Last updated: Thu 25 Jun 2015, 9:24 PM

Kabul - The Daesh group is recruiting fighters in Afghanistan, the commander of foreign forces in country has said, but they are not yet operational.

There have been fears of Daesh group making inroads in Afghanistan since US-led Nato forces ended their combat mission late last year, after 13 years of fighting insurgents.

“There’s recruiting going on in Afghanistan, there is recruiting going on in Pakistan. There is money being passed back and forth,” General John F Campbell the commander of Nato forces in the country told reporters on Saturday.

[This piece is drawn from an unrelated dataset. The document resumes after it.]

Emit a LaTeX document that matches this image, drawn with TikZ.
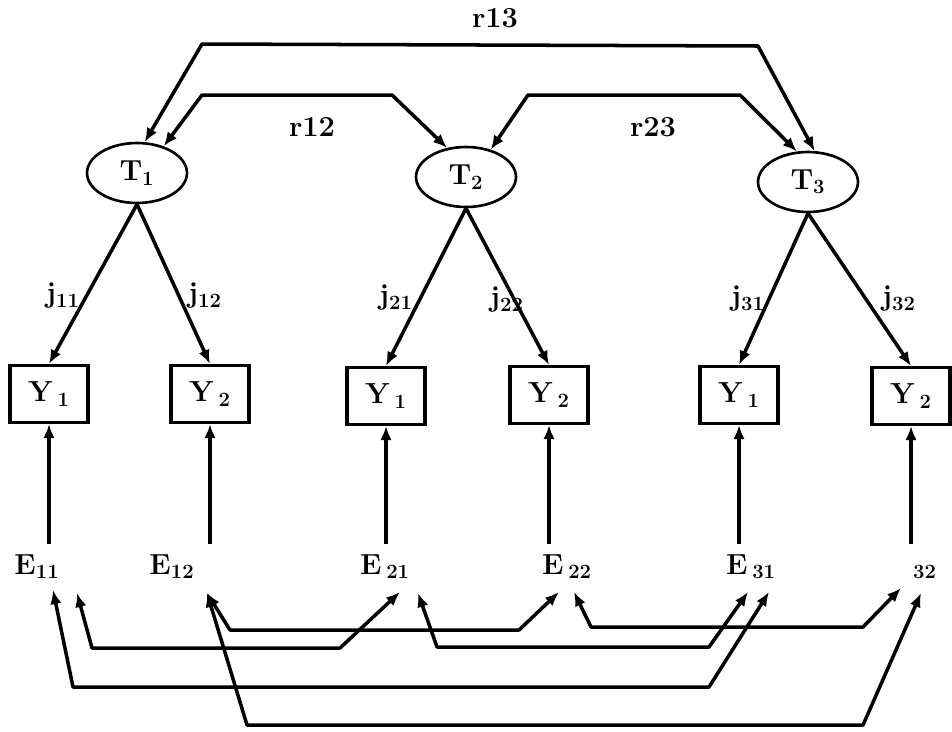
\documentclass[tikz,border=0pt]{standalone}
\usetikzlibrary{arrows.meta, shapes.geometric}
\tikzset{
	latent/.style ={ellipse, draw=black, line width=1.5pt, minimum width=2cm, minimum height=1.2cm, inner sep=0pt},
	indic/.style  ={rectangle, draw=black, line width=1.8pt, minimum width=1.56cm, minimum height=1.14cm, inner sep=0pt},
	errlab/.style ={text height=12pt, text depth=4pt, inner xsep=1pt, inner ysep=5pt},
	load/.style   ={-{Latex[length=8pt,width=6.5pt]}, line width=2pt},
	covar/.style  ={{Latex[length=8pt,width=6.5pt]}-{Latex[length=8pt,width=6.5pt]}, line width=2pt, line join=round},
}

\begin{document}
\begin{tikzpicture}[x=0.02cm, y=-0.02cm, font=\fontsize{16.5}{19}\selectfont\bfseries]
	\useasboundingbox (0,0) rectangle (952,731);
	% traits
	\node[latent] (T1) at (137,173) {T\textsubscript{1}};
	\node[latent] (T2) at (466,177) {T\textsubscript{2}};
	\node[latent] (T3) at (808,182) {T\textsubscript{3}};
	% indicators
	\node[indic] (Y11) at (49,394)  {Y\,\textsubscript{1}};
	\node[indic] (Y12) at (210,394) {Y\,\textsubscript{2}};
	\node[indic] (Y21) at (386,396) {Y\,\textsubscript{1}};
	\node[indic] (Y22) at (549,395) {Y\,\textsubscript{2}};
	\node[indic] (Y31) at (739,395) {Y\,\textsubscript{1}};
	\node[indic] (Y32) at (911,396) {Y\,\textsubscript{2}};
	% errors
	\node[errlab] (E11) at (37,567)  {E\textsubscript{11}};
	\node[errlab] (E12) at (172,567) {E\textsubscript{12}};
	\node[errlab] (E21) at (385,567) {E\,\textsubscript{21}};
	\node[errlab] (E22) at (567,567) {E\,\textsubscript{22}};
	\node[errlab] (E31) at (751,567) {E\,\textsubscript{31}};
	\node[errlab] (E32) at (925,567) {\textsubscript{32}};
	% loadings
	\foreach \t in {1,2,3}
		\foreach \i in {1,2}
			\draw[load] (T\t.south) -- (Y\t\i.north);
	\node (j11) at (63,296)  {j\textsubscript{11}};
	\node (j12) at (205,296) {j\textsubscript{12}};
	\node (j21) at (396,298) {j\textsubscript{21}};
	\node (j22) at (507,300) {j\textsubscript{22}};
	\node (j31) at (748,299) {j\textsubscript{31}};
	\node (j32) at (899,299) {j\textsubscript{32}};
	\foreach \n in {11,12,21,22,31,32}
		\draw[load] (E\n.north -| Y\n.south) -- (Y\n.south);
	% trait correlations
	\draw[covar] (T1.76) -- (202,44) -- (758,46) -- (T3.78);
	\draw[covar] (T1.45) -- (202,95) -- (392,95) -- (T2.123);
	\draw[covar] (T2.48) -- (528,95) -- (740,95) -- (T3.110);
	\node (r13) at (495,18)  {r13};
	\node (r12) at (312,127) {r12};
	\node (r23) at (653,127) {r23};
	% error covariances
	\draw[covar] ([shift={(40,26)}]E11.center) -- (92,648) -- (340,648) -- ([shift={(15,25)}]E21.center);
	\draw[covar] ([shift={(16,23)}]E11.center) -- (73,687) -- (709,687) -- ([shift={(18,25)}]E31.center);
	\draw[covar] ([shift={(35,26)}]E12.center) -- (230,630) -- (519,630) -- ([shift={(-8,25)}]E22.center);
	\draw[covar] ([shift={(35,26)}]E12.center) -- (247,725) -- (863,725) -- ([shift={(-4,26)}]E32.center);
	\draw[covar] ([shift={(33,26)}]E21.center) -- (437,647) -- (709,647) -- ([shift={(-3,25)}]E31.center);
	\draw[covar] ([shift={(7,25)}]E22.center) -- (591,627) -- (863,627) -- ([shift={(-24,21)}]E32.center);
\end{tikzpicture}
\end{document}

The militant group has never formally acknowledged a presence in Afghanistan and most self-styled Daesh insurgents in the country are believed to be Taleban turncoats rebranding themselves to appear a more lethal force.

“What we are seeing is that Taleban are rebranding... and they see this is an opportunity to gain resources and attention.” Campbell said, adding that they were not operational yet.

While some Taleban members may be switching allegiance, the two groups, which espouse different ideological strains of Sunni, are believed to be arrayed against each other in Afghanistan’s restive south, with clashes frequently reported.

In February, a Nato drone strike killed Mullah Abdul Rauf Khadim, a former Taleban commander and Guantanamo detainee with suspected links to Daesh, in the volatile southern province of Helmand.

Local sources in Helmand said Khadim, who returned to Afghanistan after being released from Guantanamo prison in 2007, had switched his fighters’ allegiance to Daesh.

Afghan President Ashraf Ghani has repeatedly raised fears that Daesh - notorious for their brutal reign of terror in Syria and Iraq - are making steady inroads into Afghanistan, which is already in the grip of a fierce Taleban insurgency.

Campbell’s remarks come at a time when the Taleban have increased their attacks in the country after launching their spring offensive late last month.

It is the first fighting season in which Afghan forces are battling insurgents without the frontline support of US-led foreign troops.

Nato’s combat mission formally ended in December but a small follow-up foreign force has stayed on to train and support local police and troops.